Exercise prompt ::
Output the material beneath this task exactly, images excluded.

Dataset extract ::
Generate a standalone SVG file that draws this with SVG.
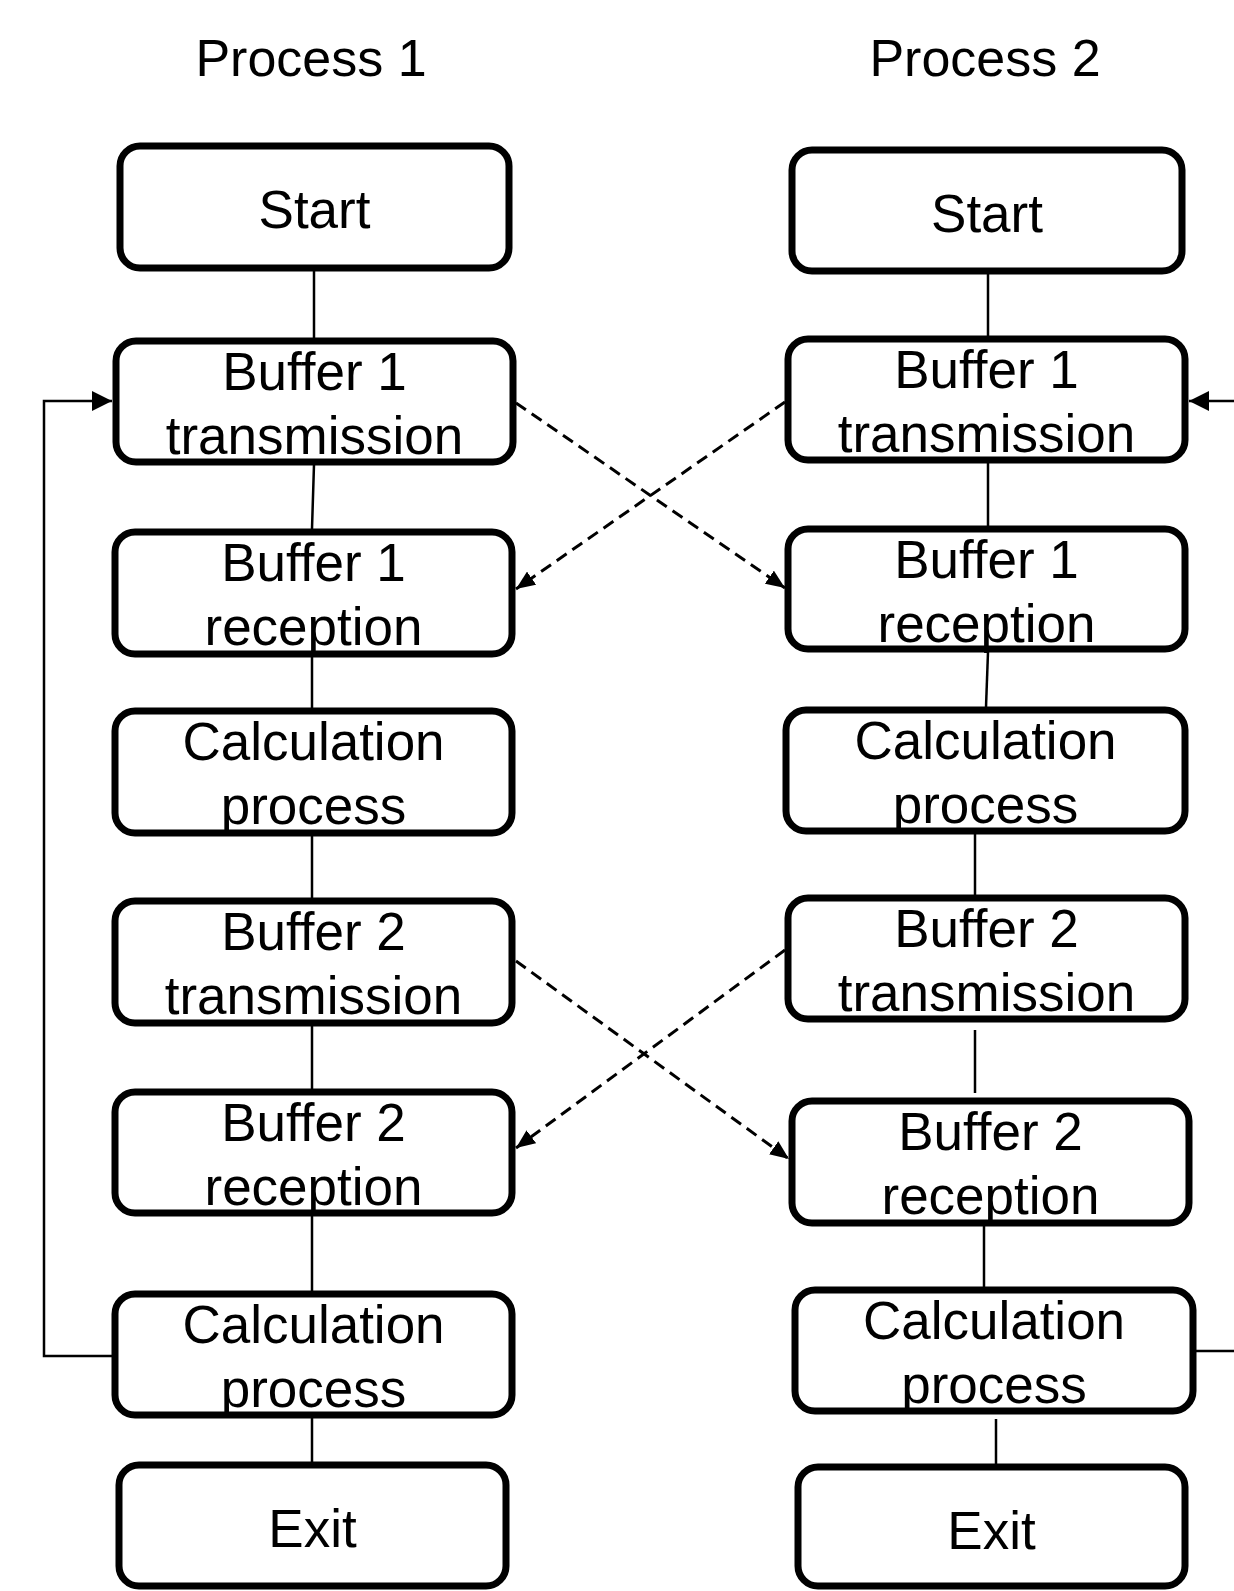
<svg xmlns="http://www.w3.org/2000/svg" width="1234" height="1591" viewBox="0 0 1234 1591">
  <style>
    .box { fill: #ffffff; stroke: #000000; stroke-width: 7; }
    .lbl { font-family: "Liberation Sans", Arial, sans-serif; font-size: 53px; fill: #000000; text-anchor: middle; }
    .title { font-family: "Liberation Sans", Arial, sans-serif; font-size: 52px; fill: #000000; text-anchor: middle; }
    .link { fill: none; stroke: #000000; stroke-width: 2.5; }
    .dash { fill: none; stroke: #000000; stroke-width: 3; stroke-dasharray: 12 7; }
  </style>
  <defs>
    <marker id="arrow" markerUnits="userSpaceOnUse" markerWidth="20" markerHeight="20" refX="20" refY="10" orient="auto">
      <path d="M0,0 L20,10 L0,20 z" fill="#000000"/>
    </marker>
    <marker id="arrow-dash" markerUnits="userSpaceOnUse" markerWidth="19" markerHeight="16" refX="19" refY="8" orient="auto">
      <path d="M0,0 L19,8 L0,16 z" fill="#000000"/>
    </marker>
  </defs>
  <rect width="1234" height="1591" fill="#ffffff"/>

  <!-- column headings -->
  <text class="title" x="311" y="76">Process 1</text>
  <text class="title" x="985" y="76">Process 2</text>

  <!-- connectors -->
  <g id="connectors">
    <!-- process 1 chain -->
    <line class="link" x1="314" y1="271" x2="314" y2="338"/>
    <line class="link" x1="314" y1="465" x2="312" y2="529"/>
    <line class="link" x1="312" y1="657" x2="312" y2="708"/>
    <line class="link" x1="312" y1="836" x2="312" y2="898"/>
    <line class="link" x1="312" y1="1026" x2="312" y2="1089"/>
    <line class="link" x1="312" y1="1216" x2="312" y2="1291"/>
    <line class="link" x1="312" y1="1418" x2="312" y2="1462"/>
    <!-- process 2 chain -->
    <line class="link" x1="988" y1="274" x2="988" y2="336"/>
    <line class="link" x1="988" y1="463" x2="988" y2="526"/>
    <line class="link" x1="988" y1="652" x2="986" y2="707"/>
    <line class="link" x1="975" y1="834" x2="975" y2="895"/>
    <line class="link" x1="975" y1="1030" x2="975" y2="1093"/>
    <line class="link" x1="984" y1="1226" x2="984" y2="1287"/>
    <line class="link" x1="996" y1="1419" x2="996" y2="1464"/>
    <!-- loops back to buffer 1 transmission -->
    <polyline class="link" points="113,1356 44,1356 44,401 112,401" marker-end="url(#arrow)"/>
    <line class="link" x1="1196" y1="1351" x2="1240" y2="1351"/>
    <line class="link" x1="1240" y1="401" x2="1189" y2="401" marker-end="url(#arrow)"/>
    <!-- buffer exchanges between the processes -->
    <line class="dash" x1="516" y1="403" x2="785" y2="588" marker-end="url(#arrow-dash)"/>
    <line class="dash" x1="785" y1="402" x2="516" y2="589" marker-end="url(#arrow-dash)"/>
    <line class="dash" x1="516" y1="961" x2="789" y2="1159" marker-end="url(#arrow-dash)"/>
    <line class="dash" x1="785" y1="950" x2="516" y2="1148" marker-end="url(#arrow-dash)"/>
  </g>

  <!-- process 1 nodes -->
  <g id="p1-start">
    <rect class="box" x="120" y="146" width="389" height="122" rx="20"/>
    <text class="lbl" x="314.5" y="228">Start</text>
  </g>
  <g id="p1-buf1-tx">
    <rect class="box" x="116" y="341" width="397" height="121" rx="20"/>
    <text class="lbl" x="314.5" y="390">Buffer 1</text>
    <text class="lbl" x="314.5" y="454">transmission</text>
  </g>
  <g id="p1-buf1-rx">
    <rect class="box" x="115" y="532" width="397" height="122" rx="20"/>
    <text class="lbl" x="313.5" y="581">Buffer 1</text>
    <text class="lbl" x="313.5" y="645">reception</text>
  </g>
  <g id="p1-calc1">
    <rect class="box" x="115" y="711" width="397" height="122" rx="20"/>
    <text class="lbl" x="313.5" y="760">Calculation</text>
    <text class="lbl" x="313.5" y="824">process</text>
  </g>
  <g id="p1-buf2-tx">
    <rect class="box" x="115" y="901" width="397" height="122" rx="20"/>
    <text class="lbl" x="313.5" y="950">Buffer 2</text>
    <text class="lbl" x="313.5" y="1014">transmission</text>
  </g>
  <g id="p1-buf2-rx">
    <rect class="box" x="115" y="1092" width="397" height="121" rx="20"/>
    <text class="lbl" x="313.5" y="1141">Buffer 2</text>
    <text class="lbl" x="313.5" y="1205">reception</text>
  </g>
  <g id="p1-calc2">
    <rect class="box" x="115" y="1294" width="397" height="121" rx="20"/>
    <text class="lbl" x="313.5" y="1343">Calculation</text>
    <text class="lbl" x="313.5" y="1407">process</text>
  </g>
  <g id="p1-exit">
    <rect class="box" x="119" y="1465" width="387" height="121" rx="20"/>
    <text class="lbl" x="312.5" y="1547">Exit</text>
  </g>

  <!-- process 2 nodes -->
  <g id="p2-start">
    <rect class="box" x="792" y="150" width="390" height="121" rx="20"/>
    <text class="lbl" x="987" y="232">Start</text>
  </g>
  <g id="p2-buf1-tx">
    <rect class="box" x="788" y="339" width="397" height="121" rx="20"/>
    <text class="lbl" x="986.5" y="388">Buffer 1</text>
    <text class="lbl" x="986.5" y="452">transmission</text>
  </g>
  <g id="p2-buf1-rx">
    <rect class="box" x="788" y="529" width="397" height="120" rx="20"/>
    <text class="lbl" x="986.5" y="578">Buffer 1</text>
    <text class="lbl" x="986.5" y="642">reception</text>
  </g>
  <g id="p2-calc1">
    <rect class="box" x="786" y="710" width="399" height="121" rx="20"/>
    <text class="lbl" x="985.5" y="759">Calculation</text>
    <text class="lbl" x="985.5" y="823">process</text>
  </g>
  <g id="p2-buf2-tx">
    <rect class="box" x="788" y="898" width="397" height="121" rx="20"/>
    <text class="lbl" x="986.5" y="947">Buffer 2</text>
    <text class="lbl" x="986.5" y="1011">transmission</text>
  </g>
  <g id="p2-buf2-rx">
    <rect class="box" x="792" y="1101" width="397" height="122" rx="20"/>
    <text class="lbl" x="990.5" y="1150">Buffer 2</text>
    <text class="lbl" x="990.5" y="1214">reception</text>
  </g>
  <g id="p2-calc2">
    <rect class="box" x="795" y="1290" width="398" height="121" rx="20"/>
    <text class="lbl" x="994" y="1339">Calculation</text>
    <text class="lbl" x="994" y="1403">process</text>
  </g>
  <g id="p2-exit">
    <rect class="box" x="798" y="1467" width="387" height="119" rx="20"/>
    <text class="lbl" x="991.5" y="1549">Exit</text>
  </g>
</svg>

Full solution ::
Generate a standalone SVG file that draws this with SVG.
<svg xmlns="http://www.w3.org/2000/svg" width="1234" height="1591" viewBox="0 0 1234 1591">
  <style>
    .box { fill: #ffffff; stroke: #000000; stroke-width: 7; }
    .lbl { font-family: "Liberation Sans", Arial, sans-serif; font-size: 53px; fill: #000000; text-anchor: middle; }
    .title { font-family: "Liberation Sans", Arial, sans-serif; font-size: 52px; fill: #000000; text-anchor: middle; }
    .link { fill: none; stroke: #000000; stroke-width: 2.5; }
    .dash { fill: none; stroke: #000000; stroke-width: 3; stroke-dasharray: 12 7; }
  </style>
  <defs>
    <marker id="arrow" markerUnits="userSpaceOnUse" markerWidth="20" markerHeight="20" refX="20" refY="10" orient="auto">
      <path d="M0,0 L20,10 L0,20 z" fill="#000000"/>
    </marker>
    <marker id="arrow-dash" markerUnits="userSpaceOnUse" markerWidth="19" markerHeight="16" refX="19" refY="8" orient="auto">
      <path d="M0,0 L19,8 L0,16 z" fill="#000000"/>
    </marker>
  </defs>
  <rect width="1234" height="1591" fill="#ffffff"/>

  <!-- column headings -->
  <text class="title" x="311" y="76">Process 1</text>
  <text class="title" x="985" y="76">Process 2</text>

  <!-- connectors -->
  <g id="connectors">
    <!-- process 1 chain -->
    <line class="link" x1="314" y1="271" x2="314" y2="338"/>
    <line class="link" x1="314" y1="465" x2="312" y2="529"/>
    <line class="link" x1="312" y1="657" x2="312" y2="708"/>
    <line class="link" x1="312" y1="836" x2="312" y2="898"/>
    <line class="link" x1="312" y1="1026" x2="312" y2="1089"/>
    <line class="link" x1="312" y1="1216" x2="312" y2="1291"/>
    <line class="link" x1="312" y1="1418" x2="312" y2="1462"/>
    <!-- process 2 chain -->
    <line class="link" x1="988" y1="274" x2="988" y2="336"/>
    <line class="link" x1="988" y1="463" x2="988" y2="526"/>
    <line class="link" x1="988" y1="652" x2="986" y2="707"/>
    <line class="link" x1="975" y1="834" x2="975" y2="895"/>
    <line class="link" x1="975" y1="1030" x2="975" y2="1093"/>
    <line class="link" x1="984" y1="1226" x2="984" y2="1287"/>
    <line class="link" x1="996" y1="1419" x2="996" y2="1464"/>
    <!-- loops back to buffer 1 transmission -->
    <polyline class="link" points="113,1356 44,1356 44,401 112,401" marker-end="url(#arrow)"/>
    <line class="link" x1="1196" y1="1351" x2="1240" y2="1351"/>
    <line class="link" x1="1240" y1="401" x2="1189" y2="401" marker-end="url(#arrow)"/>
    <!-- buffer exchanges between the processes -->
    <line class="dash" x1="516" y1="403" x2="785" y2="588" marker-end="url(#arrow-dash)"/>
    <line class="dash" x1="785" y1="402" x2="516" y2="589" marker-end="url(#arrow-dash)"/>
    <line class="dash" x1="516" y1="961" x2="789" y2="1159" marker-end="url(#arrow-dash)"/>
    <line class="dash" x1="785" y1="950" x2="516" y2="1148" marker-end="url(#arrow-dash)"/>
  </g>

  <!-- process 1 nodes -->
  <g id="p1-start">
    <rect class="box" x="120" y="146" width="389" height="122" rx="20"/>
    <text class="lbl" x="314.5" y="228">Start</text>
  </g>
  <g id="p1-buf1-tx">
    <rect class="box" x="116" y="341" width="397" height="121" rx="20"/>
    <text class="lbl" x="314.5" y="390">Buffer 1</text>
    <text class="lbl" x="314.5" y="454">transmission</text>
  </g>
  <g id="p1-buf1-rx">
    <rect class="box" x="115" y="532" width="397" height="122" rx="20"/>
    <text class="lbl" x="313.5" y="581">Buffer 1</text>
    <text class="lbl" x="313.5" y="645">reception</text>
  </g>
  <g id="p1-calc1">
    <rect class="box" x="115" y="711" width="397" height="122" rx="20"/>
    <text class="lbl" x="313.5" y="760">Calculation</text>
    <text class="lbl" x="313.5" y="824">process</text>
  </g>
  <g id="p1-buf2-tx">
    <rect class="box" x="115" y="901" width="397" height="122" rx="20"/>
    <text class="lbl" x="313.5" y="950">Buffer 2</text>
    <text class="lbl" x="313.5" y="1014">transmission</text>
  </g>
  <g id="p1-buf2-rx">
    <rect class="box" x="115" y="1092" width="397" height="121" rx="20"/>
    <text class="lbl" x="313.5" y="1141">Buffer 2</text>
    <text class="lbl" x="313.5" y="1205">reception</text>
  </g>
  <g id="p1-calc2">
    <rect class="box" x="115" y="1294" width="397" height="121" rx="20"/>
    <text class="lbl" x="313.5" y="1343">Calculation</text>
    <text class="lbl" x="313.5" y="1407">process</text>
  </g>
  <g id="p1-exit">
    <rect class="box" x="119" y="1465" width="387" height="121" rx="20"/>
    <text class="lbl" x="312.5" y="1547">Exit</text>
  </g>

  <!-- process 2 nodes -->
  <g id="p2-start">
    <rect class="box" x="792" y="150" width="390" height="121" rx="20"/>
    <text class="lbl" x="987" y="232">Start</text>
  </g>
  <g id="p2-buf1-tx">
    <rect class="box" x="788" y="339" width="397" height="121" rx="20"/>
    <text class="lbl" x="986.5" y="388">Buffer 1</text>
    <text class="lbl" x="986.5" y="452">transmission</text>
  </g>
  <g id="p2-buf1-rx">
    <rect class="box" x="788" y="529" width="397" height="120" rx="20"/>
    <text class="lbl" x="986.5" y="578">Buffer 1</text>
    <text class="lbl" x="986.5" y="642">reception</text>
  </g>
  <g id="p2-calc1">
    <rect class="box" x="786" y="710" width="399" height="121" rx="20"/>
    <text class="lbl" x="985.5" y="759">Calculation</text>
    <text class="lbl" x="985.5" y="823">process</text>
  </g>
  <g id="p2-buf2-tx">
    <rect class="box" x="788" y="898" width="397" height="121" rx="20"/>
    <text class="lbl" x="986.5" y="947">Buffer 2</text>
    <text class="lbl" x="986.5" y="1011">transmission</text>
  </g>
  <g id="p2-buf2-rx">
    <rect class="box" x="792" y="1101" width="397" height="122" rx="20"/>
    <text class="lbl" x="990.5" y="1150">Buffer 2</text>
    <text class="lbl" x="990.5" y="1214">reception</text>
  </g>
  <g id="p2-calc2">
    <rect class="box" x="795" y="1290" width="398" height="121" rx="20"/>
    <text class="lbl" x="994" y="1339">Calculation</text>
    <text class="lbl" x="994" y="1403">process</text>
  </g>
  <g id="p2-exit">
    <rect class="box" x="798" y="1467" width="387" height="119" rx="20"/>
    <text class="lbl" x="991.5" y="1549">Exit</text>
  </g>
</svg>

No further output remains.